Although we recognise that the governing body might not make the request, if the Secretary of State is to act in a relatively unilateral way, it should have a right to be consulted on the matter. The amendment would simply enshrine in the Bill the importance of the governing body where changes are being made to any element of school status.

Chris Grayling: The hon. Member for Harrogate and Knaresborough has identified an important issue. The clause does not allow for unexpected developments in the history of a school that can affect its results or its performance. The Bill provides for schools to form a federation and, de facto, to become a single school with a single governing body. There could be linkages between less successful schools and more successful schools.

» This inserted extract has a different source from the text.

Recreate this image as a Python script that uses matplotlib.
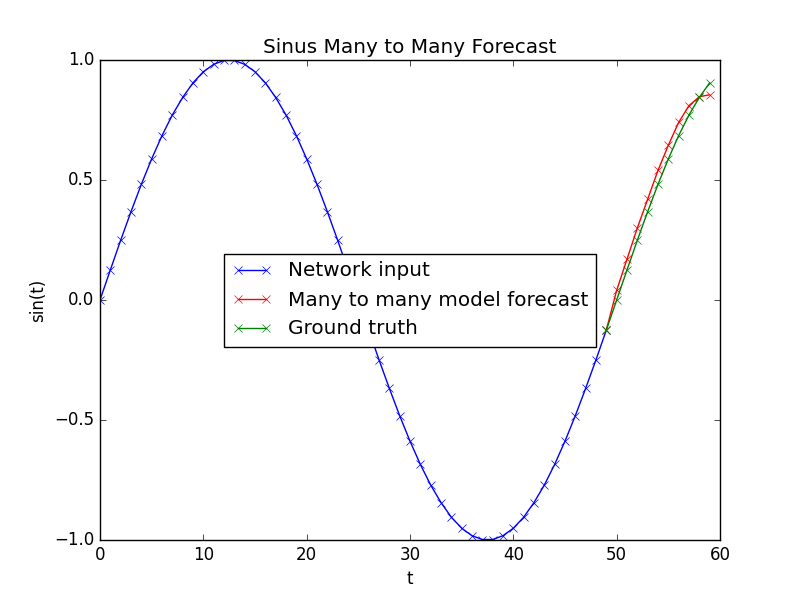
import matplotlib
matplotlib.use("Agg")
import matplotlib.pyplot as plt

plt.style.use("classic")

# network input, t = 0..49
input_t = list(range(50))
input_vals = [0.000, 0.125, 0.249, 0.368, 0.482, 0.588, 0.685, 0.771, 0.844, 0.905,
              0.951, 0.982, 0.998, 0.998, 0.982, 0.951, 0.905, 0.844, 0.771, 0.685,
              0.588, 0.482, 0.368, 0.249, 0.125, 0.000, -0.125, -0.249, -0.368, -0.482,
              -0.588, -0.685, -0.771, -0.844, -0.905, -0.951, -0.982, -0.998, -0.998, -0.982,
              -0.951, -0.905, -0.844, -0.771, -0.685, -0.588, -0.482, -0.368, -0.249, -0.125]

# forecast and ground truth, t = 49..59
future_t = list(range(49, 60))
forecast_vals = [-0.125, 0.04, 0.17, 0.30, 0.42, 0.54, 0.645, 0.74, 0.81, 0.847, 0.855]
truth_vals = [-0.125, 0.000, 0.125, 0.249, 0.368, 0.482, 0.588, 0.685, 0.771, 0.844, 0.905]

fig = plt.figure(figsize=(8, 6), dpi=100)
ax = fig.add_subplot(111)
ax.plot(input_t, input_vals, "bx-", label="Network input")
ax.plot(future_t, forecast_vals, "rx-", label="Many to many model forecast")
ax.plot(future_t, truth_vals, "gx-", label="Ground truth")
ax.set_xlim(0, 60)
ax.set_ylim(-1.0, 1.0)
ax.set_yticks([-1.0, -0.5, 0.0, 0.5, 1.0])
ax.set_title("Sinus Many to Many Forecast")
ax.set_xlabel("t")
ax.set_ylabel("sin(t)")
ax.legend(loc="center")
fig.savefig("out.png", dpi=100)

We all hope that best practice in education can be spread to schools with problems. A less successful school might seek the guidance of a better performing school and to share some of its culture, facilities, expertise and so on. In such an environment, as two schools get closer together there may well be fluctuations in the performance of a school. If they truly merge into one school and become a single unit, it is conceivable that there may be ups and downs in its performance that reflect particular arrangements rather than the academic performance of pupils. That is a possible example.

3.15 pm

Equally, demographics change, and every school has its ups and downs and good years and bad years. A school may move down the league table before returning up a year or two later for reasons that are probably beyond the control of the governing body, head teacher or the staff. This is not an exact science. There is a danger that if the Secretary of State has absolute powers to intervene and remove qualifying status, and may do that without referring to those on the ground who know the school's detailed situation, the removal of the exemption would be unfair and would bear no relation to the long-term trends, skills and competences in the school.

I ask the Minister to address the important issues raised by the amendment.